Arroz apastelado con mariscos del restaurante 1525.

El Macondo (izq.) lleva el nombre del pueblo de ficción colombiana, creado por Gabriel García Márquez y es el escenario principal de la novela "Cien años de soledad".
El postre no se quedó atrás: waffles, helado de queso y, mi favorito, el Macondo, un postre de coco y galleta María que revolucionó mi paladar amante del dulce.
Aunque los mariscos fueron los protagonistas para mí, ambos restaurantes ofrecían una variedad de opciones. Al día siguiente, por ejemplo, probé unas deliciosas costillitas que valen totalmente la pena.
Esa noche dormí como una piedra, rendida por el cansancio y el buen comer.
A la mañana siguiente nos preparamos para un city tour, organizado directamente desde el hotel, ¡súper conveniente!. Santa Marta celebra sus 500 años de fundación, y no podíamos dejar de explorarla.
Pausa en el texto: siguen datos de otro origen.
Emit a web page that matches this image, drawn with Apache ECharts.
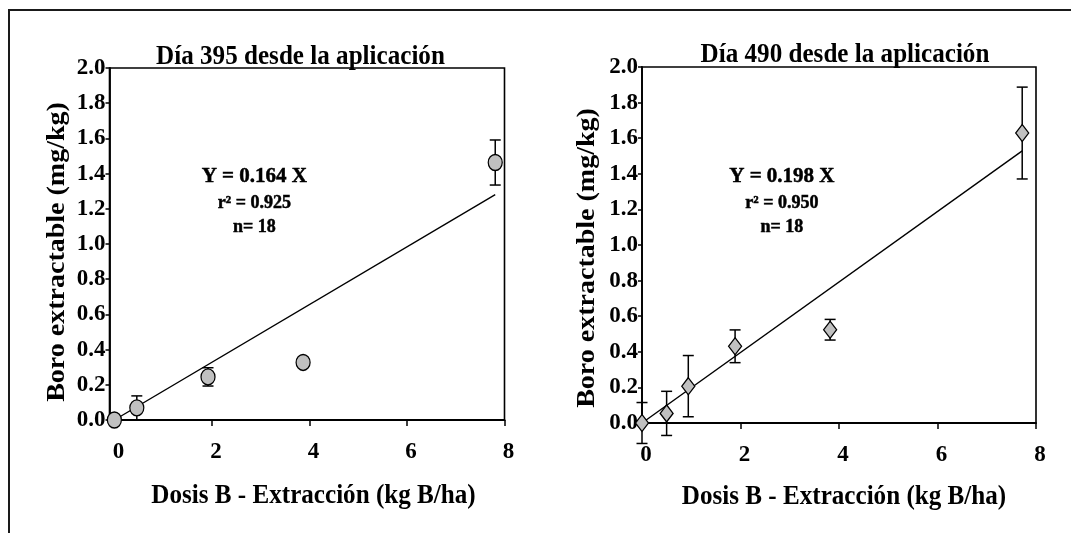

Parte del 'city tour' te lleva a tomarte la tradicional fotografía en el letrero de Santa Marta, ubicado en la marina de la ciudad.
Nuestra primera parada fue la Quinta de San Pedro Alejandrino, última morada del Libertador Simón Bolívar. Un parque encantador, con edificaciones bien conservadas y una sala donde se exhibe la habitación del prócer. Tuvimos la suerte de coincidir con un grupo de gaiteros que amenizaron la visita. En el lugar también se encuentra el Altar de la Patria, un homenaje a Bolívar.
Seguimos con una breve visita a la estatua del futbolista Carlos “El Pibe” Valderrama, orgullo local, y luego llegamos a un mirador con una vista espectacular de Taganga, un pintoresco pueblo pesquero. Finalmente, recorrimos a pie las calles del Centro Histórico, incluyendo una visita a la Catedral Basílica.

Mirador hacia Taganga, pueblo pesquero de Santa Marta.
De regreso al hotel, aproveché para otro chapuzón en la piscina y para descansar un rato en el Great Room, un espacio en el lobby diseñado para relajarse y sentirse como en casa.
Llegado el domingo, como buena viajera, me levanté temprano para aprovechar al máximo las últimas horas. Visité el spa, donde ofrecían masajes, jacuzzi y hasta me obsequiaron un aceite esencial. Pasé por el gimnasio (aunque no entrené, lo admito) y luego volví a la piscina a tomar un poco de sol.
Y no me lo van a creer, pero esa mañana el DJ dedicó la playlist a Carlos Vives, ¡mi cantante favorito! Así que nadé por horas con su música de fondo, mientras me despedía de Colombia con una sonrisa y el deseo profundo de regresar pronto.